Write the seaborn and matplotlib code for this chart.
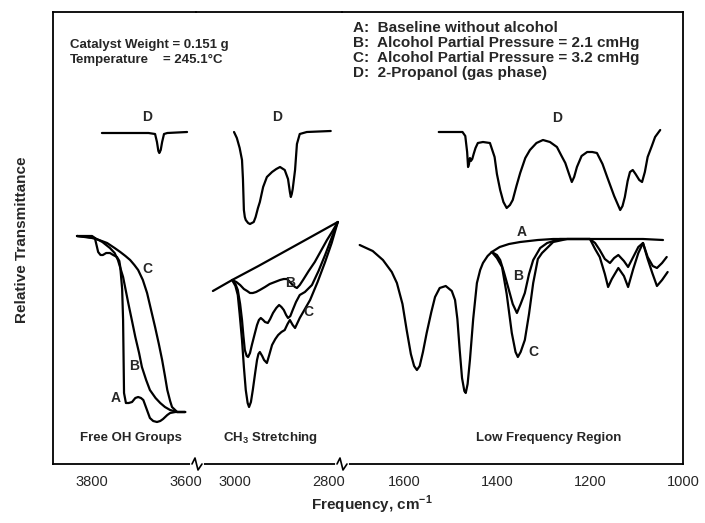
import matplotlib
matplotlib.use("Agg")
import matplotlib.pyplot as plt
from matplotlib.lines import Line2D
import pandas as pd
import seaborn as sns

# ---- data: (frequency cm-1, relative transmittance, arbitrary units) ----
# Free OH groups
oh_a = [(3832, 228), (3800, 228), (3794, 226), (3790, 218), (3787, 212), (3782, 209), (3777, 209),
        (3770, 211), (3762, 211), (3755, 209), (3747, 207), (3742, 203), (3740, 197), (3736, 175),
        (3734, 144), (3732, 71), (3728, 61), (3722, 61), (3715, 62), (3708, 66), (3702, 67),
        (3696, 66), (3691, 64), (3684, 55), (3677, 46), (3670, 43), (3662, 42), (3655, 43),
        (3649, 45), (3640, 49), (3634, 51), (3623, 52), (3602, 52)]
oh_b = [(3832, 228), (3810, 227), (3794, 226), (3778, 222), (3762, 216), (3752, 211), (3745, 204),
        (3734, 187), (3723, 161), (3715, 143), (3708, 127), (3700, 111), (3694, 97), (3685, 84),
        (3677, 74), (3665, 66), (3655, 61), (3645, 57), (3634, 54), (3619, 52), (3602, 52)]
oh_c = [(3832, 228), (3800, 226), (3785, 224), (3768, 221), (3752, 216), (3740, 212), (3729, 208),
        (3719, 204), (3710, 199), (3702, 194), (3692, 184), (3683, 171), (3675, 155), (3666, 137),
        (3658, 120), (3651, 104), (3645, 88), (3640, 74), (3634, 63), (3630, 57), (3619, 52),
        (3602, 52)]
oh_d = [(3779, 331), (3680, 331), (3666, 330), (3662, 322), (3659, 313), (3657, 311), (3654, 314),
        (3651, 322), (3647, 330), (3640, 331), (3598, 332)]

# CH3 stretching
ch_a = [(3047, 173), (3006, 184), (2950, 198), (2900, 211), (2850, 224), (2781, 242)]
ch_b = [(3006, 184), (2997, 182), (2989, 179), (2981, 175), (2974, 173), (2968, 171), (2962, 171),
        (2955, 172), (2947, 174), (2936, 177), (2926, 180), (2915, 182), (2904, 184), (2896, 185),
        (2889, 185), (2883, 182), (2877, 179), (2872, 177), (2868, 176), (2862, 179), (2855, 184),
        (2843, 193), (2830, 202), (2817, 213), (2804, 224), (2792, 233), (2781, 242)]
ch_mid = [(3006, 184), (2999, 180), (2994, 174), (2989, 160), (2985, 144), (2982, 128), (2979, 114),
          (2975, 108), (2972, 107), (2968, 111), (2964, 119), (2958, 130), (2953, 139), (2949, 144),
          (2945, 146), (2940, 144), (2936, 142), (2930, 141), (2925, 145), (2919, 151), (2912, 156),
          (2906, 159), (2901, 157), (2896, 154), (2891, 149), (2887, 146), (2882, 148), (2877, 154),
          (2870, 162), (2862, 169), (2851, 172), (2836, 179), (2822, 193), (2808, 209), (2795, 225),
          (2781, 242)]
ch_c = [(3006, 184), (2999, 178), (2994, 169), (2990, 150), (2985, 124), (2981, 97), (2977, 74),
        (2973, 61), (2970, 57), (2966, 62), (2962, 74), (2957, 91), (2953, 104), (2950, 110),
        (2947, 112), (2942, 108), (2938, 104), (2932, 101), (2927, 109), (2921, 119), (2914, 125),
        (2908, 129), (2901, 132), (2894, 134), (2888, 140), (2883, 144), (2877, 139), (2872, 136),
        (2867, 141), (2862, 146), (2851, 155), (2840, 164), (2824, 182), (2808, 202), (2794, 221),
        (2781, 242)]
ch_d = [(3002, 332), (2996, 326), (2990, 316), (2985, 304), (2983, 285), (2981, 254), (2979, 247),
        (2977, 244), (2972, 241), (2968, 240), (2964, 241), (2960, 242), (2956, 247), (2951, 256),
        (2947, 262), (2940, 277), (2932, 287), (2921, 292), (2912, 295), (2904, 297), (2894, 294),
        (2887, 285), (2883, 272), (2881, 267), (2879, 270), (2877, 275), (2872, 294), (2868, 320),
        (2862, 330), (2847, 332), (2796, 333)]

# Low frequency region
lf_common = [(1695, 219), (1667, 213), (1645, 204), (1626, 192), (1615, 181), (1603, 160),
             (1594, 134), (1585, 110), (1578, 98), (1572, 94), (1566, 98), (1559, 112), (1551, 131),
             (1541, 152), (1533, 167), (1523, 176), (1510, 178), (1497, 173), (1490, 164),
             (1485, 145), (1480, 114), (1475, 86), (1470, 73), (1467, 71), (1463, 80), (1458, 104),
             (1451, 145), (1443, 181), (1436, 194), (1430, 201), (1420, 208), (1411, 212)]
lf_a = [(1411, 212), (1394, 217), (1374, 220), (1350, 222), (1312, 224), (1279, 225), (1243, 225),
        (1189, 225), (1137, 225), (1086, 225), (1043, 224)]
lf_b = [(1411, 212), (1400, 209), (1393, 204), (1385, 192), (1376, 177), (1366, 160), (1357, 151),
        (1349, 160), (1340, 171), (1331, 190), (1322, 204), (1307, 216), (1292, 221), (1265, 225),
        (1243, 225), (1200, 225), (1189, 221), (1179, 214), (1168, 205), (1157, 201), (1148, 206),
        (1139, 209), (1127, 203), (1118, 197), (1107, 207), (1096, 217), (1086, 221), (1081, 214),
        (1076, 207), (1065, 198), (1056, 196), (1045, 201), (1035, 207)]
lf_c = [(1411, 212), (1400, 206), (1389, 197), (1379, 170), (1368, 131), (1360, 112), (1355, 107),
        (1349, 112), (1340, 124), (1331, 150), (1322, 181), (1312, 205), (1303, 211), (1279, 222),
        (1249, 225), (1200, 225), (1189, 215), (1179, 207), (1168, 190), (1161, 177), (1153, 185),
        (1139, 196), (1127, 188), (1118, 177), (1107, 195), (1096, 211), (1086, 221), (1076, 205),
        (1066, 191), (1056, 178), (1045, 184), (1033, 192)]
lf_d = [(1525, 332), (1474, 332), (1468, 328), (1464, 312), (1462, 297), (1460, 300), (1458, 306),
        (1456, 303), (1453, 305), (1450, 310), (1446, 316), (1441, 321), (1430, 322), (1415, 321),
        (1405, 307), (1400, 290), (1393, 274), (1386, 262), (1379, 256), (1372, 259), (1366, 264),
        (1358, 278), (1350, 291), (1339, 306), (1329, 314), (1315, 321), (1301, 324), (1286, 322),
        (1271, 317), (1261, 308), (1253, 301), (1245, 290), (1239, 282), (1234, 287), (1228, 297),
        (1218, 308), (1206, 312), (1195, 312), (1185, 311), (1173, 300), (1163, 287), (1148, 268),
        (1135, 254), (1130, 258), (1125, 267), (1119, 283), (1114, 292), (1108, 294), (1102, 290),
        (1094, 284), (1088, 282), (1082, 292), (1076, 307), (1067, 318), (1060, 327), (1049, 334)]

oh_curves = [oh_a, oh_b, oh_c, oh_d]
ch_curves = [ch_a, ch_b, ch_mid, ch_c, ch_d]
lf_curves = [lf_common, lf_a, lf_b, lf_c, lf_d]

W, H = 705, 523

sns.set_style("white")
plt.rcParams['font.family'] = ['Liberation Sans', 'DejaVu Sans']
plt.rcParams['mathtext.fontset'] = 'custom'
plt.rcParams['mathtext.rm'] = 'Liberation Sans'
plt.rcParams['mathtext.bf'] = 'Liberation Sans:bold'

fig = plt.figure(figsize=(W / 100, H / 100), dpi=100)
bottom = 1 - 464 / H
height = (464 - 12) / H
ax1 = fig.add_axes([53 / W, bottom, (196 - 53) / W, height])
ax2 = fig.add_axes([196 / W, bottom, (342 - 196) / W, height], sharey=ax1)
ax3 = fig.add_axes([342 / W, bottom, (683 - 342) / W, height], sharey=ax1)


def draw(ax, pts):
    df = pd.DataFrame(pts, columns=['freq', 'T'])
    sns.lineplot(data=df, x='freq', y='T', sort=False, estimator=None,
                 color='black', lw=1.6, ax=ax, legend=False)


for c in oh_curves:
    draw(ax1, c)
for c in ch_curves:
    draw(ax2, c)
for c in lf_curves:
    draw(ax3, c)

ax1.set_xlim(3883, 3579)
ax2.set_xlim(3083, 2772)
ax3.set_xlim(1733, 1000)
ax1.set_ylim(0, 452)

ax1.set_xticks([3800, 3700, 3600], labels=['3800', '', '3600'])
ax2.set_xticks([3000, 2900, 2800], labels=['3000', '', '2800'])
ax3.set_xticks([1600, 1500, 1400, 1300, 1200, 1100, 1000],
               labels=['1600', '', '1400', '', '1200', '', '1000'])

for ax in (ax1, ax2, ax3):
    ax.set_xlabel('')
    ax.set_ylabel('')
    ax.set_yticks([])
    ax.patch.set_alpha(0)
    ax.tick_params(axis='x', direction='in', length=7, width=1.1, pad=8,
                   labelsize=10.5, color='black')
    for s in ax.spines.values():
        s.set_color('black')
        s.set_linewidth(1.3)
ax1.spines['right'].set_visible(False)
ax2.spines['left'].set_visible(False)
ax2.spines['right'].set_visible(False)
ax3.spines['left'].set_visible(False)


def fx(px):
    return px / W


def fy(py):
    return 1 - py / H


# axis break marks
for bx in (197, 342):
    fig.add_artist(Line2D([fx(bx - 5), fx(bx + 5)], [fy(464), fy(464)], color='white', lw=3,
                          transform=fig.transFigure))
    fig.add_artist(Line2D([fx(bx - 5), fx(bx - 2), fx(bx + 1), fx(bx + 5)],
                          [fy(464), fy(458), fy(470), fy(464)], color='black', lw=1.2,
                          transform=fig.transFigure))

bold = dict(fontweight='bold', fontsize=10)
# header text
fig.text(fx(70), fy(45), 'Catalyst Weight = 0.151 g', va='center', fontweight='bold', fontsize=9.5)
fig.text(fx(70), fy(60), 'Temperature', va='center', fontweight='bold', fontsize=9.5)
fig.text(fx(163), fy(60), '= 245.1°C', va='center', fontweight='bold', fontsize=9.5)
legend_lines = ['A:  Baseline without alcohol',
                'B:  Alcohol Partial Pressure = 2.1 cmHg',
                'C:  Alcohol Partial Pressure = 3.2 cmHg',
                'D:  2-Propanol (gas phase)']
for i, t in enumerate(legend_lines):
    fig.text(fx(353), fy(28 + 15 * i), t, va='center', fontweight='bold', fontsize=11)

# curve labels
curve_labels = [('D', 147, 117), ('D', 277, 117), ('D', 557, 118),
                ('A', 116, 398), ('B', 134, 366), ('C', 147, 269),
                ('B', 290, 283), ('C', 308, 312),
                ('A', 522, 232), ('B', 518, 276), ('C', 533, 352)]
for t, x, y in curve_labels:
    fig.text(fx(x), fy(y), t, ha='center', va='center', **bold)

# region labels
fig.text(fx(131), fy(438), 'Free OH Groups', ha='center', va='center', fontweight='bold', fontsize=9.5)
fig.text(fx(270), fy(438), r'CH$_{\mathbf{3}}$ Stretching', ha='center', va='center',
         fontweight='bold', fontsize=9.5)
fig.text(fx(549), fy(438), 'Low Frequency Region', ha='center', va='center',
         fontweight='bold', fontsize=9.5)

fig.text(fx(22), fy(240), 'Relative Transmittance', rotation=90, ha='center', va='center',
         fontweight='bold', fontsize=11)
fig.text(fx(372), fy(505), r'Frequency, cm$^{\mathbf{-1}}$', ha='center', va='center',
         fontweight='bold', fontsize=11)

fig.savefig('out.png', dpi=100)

..............................

- **Written exercise**
Repeat the lines exactly as they stand, from the opening line of the data through the line with "(3651, 322), (3647, 330), (3640, 331), (3598, 332)]". Pictures stay out of the copy.

- **Answer**
Write the seaborn and matplotlib code for this chart.
import matplotlib
matplotlib.use("Agg")
import matplotlib.pyplot as plt
from matplotlib.lines import Line2D
import pandas as pd
import seaborn as sns

# ---- data: (frequency cm-1, relative transmittance, arbitrary units) ----
# Free OH groups
oh_a = [(3832, 228), (3800, 228), (3794, 226), (3790, 218), (3787, 212), (3782, 209), (3777, 209),
        (3770, 211), (3762, 211), (3755, 209), (3747, 207), (3742, 203), (3740, 197), (3736, 175),
        (3734, 144), (3732, 71), (3728, 61), (3722, 61), (3715, 62), (3708, 66), (3702, 67),
        (3696, 66), (3691, 64), (3684, 55), (3677, 46), (3670, 43), (3662, 42), (3655, 43),
        (3649, 45), (3640, 49), (3634, 51), (3623, 52), (3602, 52)]
oh_b = [(3832, 228), (3810, 227), (3794, 226), (3778, 222), (3762, 216), (3752, 211), (3745, 204),
        (3734, 187), (3723, 161), (3715, 143), (3708, 127), (3700, 111), (3694, 97), (3685, 84),
        (3677, 74), (3665, 66), (3655, 61), (3645, 57), (3634, 54), (3619, 52), (3602, 52)]
oh_c = [(3832, 228), (3800, 226), (3785, 224), (3768, 221), (3752, 216), (3740, 212), (3729, 208),
        (3719, 204), (3710, 199), (3702, 194), (3692, 184), (3683, 171), (3675, 155), (3666, 137),
        (3658, 120), (3651, 104), (3645, 88), (3640, 74), (3634, 63), (3630, 57), (3619, 52),
        (3602, 52)]
oh_d = [(3779, 331), (3680, 331), (3666, 330), (3662, 322), (3659, 313), (3657, 311), (3654, 314),
        (3651, 322), (3647, 330), (3640, 331), (3598, 332)]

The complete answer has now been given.